Persentase gas yang masuk ke sektor industri Indonesia sebesar 56 persen, angka ini masih membuat industri dalam negeri tersendat karena kurangnya pasokan. Sebanyak 44 persen sisanya, diekspor ke berbagai negara.
Pernyataan ini disampaikan oleh Direktorat Jenderal Basis Industri Manufaktur Kementerian Perindustrian Panggah Soesanto.
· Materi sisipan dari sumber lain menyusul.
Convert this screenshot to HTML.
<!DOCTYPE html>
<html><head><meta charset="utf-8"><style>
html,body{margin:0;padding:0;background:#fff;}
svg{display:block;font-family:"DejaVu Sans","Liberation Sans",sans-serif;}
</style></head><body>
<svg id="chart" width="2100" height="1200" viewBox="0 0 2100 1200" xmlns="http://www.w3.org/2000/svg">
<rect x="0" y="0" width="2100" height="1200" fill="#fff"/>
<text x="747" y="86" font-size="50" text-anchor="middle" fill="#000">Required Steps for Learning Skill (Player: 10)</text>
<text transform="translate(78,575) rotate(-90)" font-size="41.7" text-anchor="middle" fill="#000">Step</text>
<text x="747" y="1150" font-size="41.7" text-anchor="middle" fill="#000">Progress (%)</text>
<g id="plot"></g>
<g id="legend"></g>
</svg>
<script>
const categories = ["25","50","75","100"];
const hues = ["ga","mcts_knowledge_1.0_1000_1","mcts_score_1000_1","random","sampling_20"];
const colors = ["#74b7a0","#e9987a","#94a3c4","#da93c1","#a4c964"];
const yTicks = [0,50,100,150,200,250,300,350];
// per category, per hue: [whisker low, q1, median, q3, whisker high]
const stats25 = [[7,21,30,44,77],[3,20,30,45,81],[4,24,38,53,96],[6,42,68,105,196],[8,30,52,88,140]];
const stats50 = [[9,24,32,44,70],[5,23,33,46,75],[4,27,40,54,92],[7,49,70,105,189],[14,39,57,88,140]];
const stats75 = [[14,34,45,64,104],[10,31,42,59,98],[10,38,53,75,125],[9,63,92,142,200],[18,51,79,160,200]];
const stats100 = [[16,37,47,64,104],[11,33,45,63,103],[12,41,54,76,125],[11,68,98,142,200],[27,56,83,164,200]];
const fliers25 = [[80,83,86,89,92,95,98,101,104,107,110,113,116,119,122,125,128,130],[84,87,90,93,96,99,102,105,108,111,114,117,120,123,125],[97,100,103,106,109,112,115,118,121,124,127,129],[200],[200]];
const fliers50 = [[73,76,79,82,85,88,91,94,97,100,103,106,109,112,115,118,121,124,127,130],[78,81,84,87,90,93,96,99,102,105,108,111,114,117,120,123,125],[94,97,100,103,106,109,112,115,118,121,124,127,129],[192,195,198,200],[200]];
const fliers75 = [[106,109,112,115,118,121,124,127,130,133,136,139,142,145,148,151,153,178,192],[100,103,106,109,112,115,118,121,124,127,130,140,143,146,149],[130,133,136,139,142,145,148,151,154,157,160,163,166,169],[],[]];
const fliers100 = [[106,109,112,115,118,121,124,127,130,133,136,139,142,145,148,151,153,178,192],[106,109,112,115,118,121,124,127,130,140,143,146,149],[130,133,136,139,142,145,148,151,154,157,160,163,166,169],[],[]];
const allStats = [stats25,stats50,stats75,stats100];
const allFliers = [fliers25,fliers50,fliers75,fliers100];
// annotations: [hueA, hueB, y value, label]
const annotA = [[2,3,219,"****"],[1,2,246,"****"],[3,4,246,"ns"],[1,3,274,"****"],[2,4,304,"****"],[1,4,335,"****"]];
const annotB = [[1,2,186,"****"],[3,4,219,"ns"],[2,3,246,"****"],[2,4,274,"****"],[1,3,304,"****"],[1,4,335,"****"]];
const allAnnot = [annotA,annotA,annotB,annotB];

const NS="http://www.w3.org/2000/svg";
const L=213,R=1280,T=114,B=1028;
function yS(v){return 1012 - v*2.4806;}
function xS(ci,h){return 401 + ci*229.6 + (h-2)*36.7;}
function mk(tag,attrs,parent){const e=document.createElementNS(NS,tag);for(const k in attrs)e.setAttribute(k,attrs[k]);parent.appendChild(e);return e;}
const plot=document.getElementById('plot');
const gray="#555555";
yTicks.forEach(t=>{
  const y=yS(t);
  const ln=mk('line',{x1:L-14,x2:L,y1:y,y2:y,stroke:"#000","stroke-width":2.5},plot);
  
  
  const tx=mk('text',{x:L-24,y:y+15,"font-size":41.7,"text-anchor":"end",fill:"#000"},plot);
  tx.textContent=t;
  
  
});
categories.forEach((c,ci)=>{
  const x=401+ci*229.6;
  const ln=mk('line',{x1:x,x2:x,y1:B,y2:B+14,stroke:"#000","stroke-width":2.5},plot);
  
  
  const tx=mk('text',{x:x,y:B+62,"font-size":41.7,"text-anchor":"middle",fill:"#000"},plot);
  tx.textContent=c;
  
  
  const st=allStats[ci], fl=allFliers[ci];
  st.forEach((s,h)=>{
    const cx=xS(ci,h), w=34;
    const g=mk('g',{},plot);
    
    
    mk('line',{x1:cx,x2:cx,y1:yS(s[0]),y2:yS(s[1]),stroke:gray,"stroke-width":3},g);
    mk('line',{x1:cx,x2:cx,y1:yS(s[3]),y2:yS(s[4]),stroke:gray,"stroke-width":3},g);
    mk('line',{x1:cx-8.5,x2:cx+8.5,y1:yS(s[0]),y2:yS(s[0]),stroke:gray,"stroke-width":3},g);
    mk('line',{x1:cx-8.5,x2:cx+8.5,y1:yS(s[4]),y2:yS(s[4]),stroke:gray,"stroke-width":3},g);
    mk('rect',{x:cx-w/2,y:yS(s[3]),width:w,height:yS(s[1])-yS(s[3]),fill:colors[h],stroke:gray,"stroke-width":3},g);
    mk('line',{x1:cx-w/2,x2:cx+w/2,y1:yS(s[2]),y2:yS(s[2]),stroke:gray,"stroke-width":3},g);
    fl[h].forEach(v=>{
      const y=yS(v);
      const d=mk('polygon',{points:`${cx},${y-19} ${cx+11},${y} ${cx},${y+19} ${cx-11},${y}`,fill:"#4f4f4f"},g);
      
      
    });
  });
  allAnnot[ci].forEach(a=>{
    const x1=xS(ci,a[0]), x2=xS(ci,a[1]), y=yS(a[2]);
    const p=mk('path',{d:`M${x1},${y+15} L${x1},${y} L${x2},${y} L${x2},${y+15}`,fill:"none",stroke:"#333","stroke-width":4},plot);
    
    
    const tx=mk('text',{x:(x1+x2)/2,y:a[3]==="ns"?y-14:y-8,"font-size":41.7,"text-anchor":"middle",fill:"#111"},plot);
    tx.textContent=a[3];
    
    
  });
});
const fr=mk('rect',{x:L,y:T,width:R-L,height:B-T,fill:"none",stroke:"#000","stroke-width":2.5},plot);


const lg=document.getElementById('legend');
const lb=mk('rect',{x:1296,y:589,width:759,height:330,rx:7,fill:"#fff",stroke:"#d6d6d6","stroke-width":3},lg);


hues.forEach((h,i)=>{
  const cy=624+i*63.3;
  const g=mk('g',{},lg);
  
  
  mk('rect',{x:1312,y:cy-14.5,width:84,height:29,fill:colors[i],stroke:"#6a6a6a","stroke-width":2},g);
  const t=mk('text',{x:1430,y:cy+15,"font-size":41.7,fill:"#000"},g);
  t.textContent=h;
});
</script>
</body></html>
Menurut Ketua Asosiasi Pengusaha Indonesia (Aspindo) Sofyan Wanandi, seharusnya gas ini 100 persen digunakan untuk keperluan domestik, sisanya baru diekspor.
"Yang terjadi malah sebaliknya, sisa ekspor baru dipakai untuk dalam negeri," tegasnya dalam seminar yang berjudul "Penguatan Industri Gas Untuk Mewujudkan Ketahanan Energi Nasional" di Hotel Borobudur, Jakarta, Rabu (31/10). Hal inilah, tambah Sofyan, yang harus diubah dari pola pikir pemerintah.
Ketua Departemen Ekonomi Centre of Strategic and International Studies Yose Rizal Damuri mengungkapkan, harga ekspor dan domestik jauh berbeda. "Jelas saja kalau angka ekspor masih tinggi, karena perusahaan memang orientasinya bisnis," kata Yose.
Ditambahkan Yose, jika Indonesia ingin memperbaiki industri gas, maka berlakukan kebijakan harga yang efektif. Hal ini akan menciptakan ketersediaan dan keterjangkauan.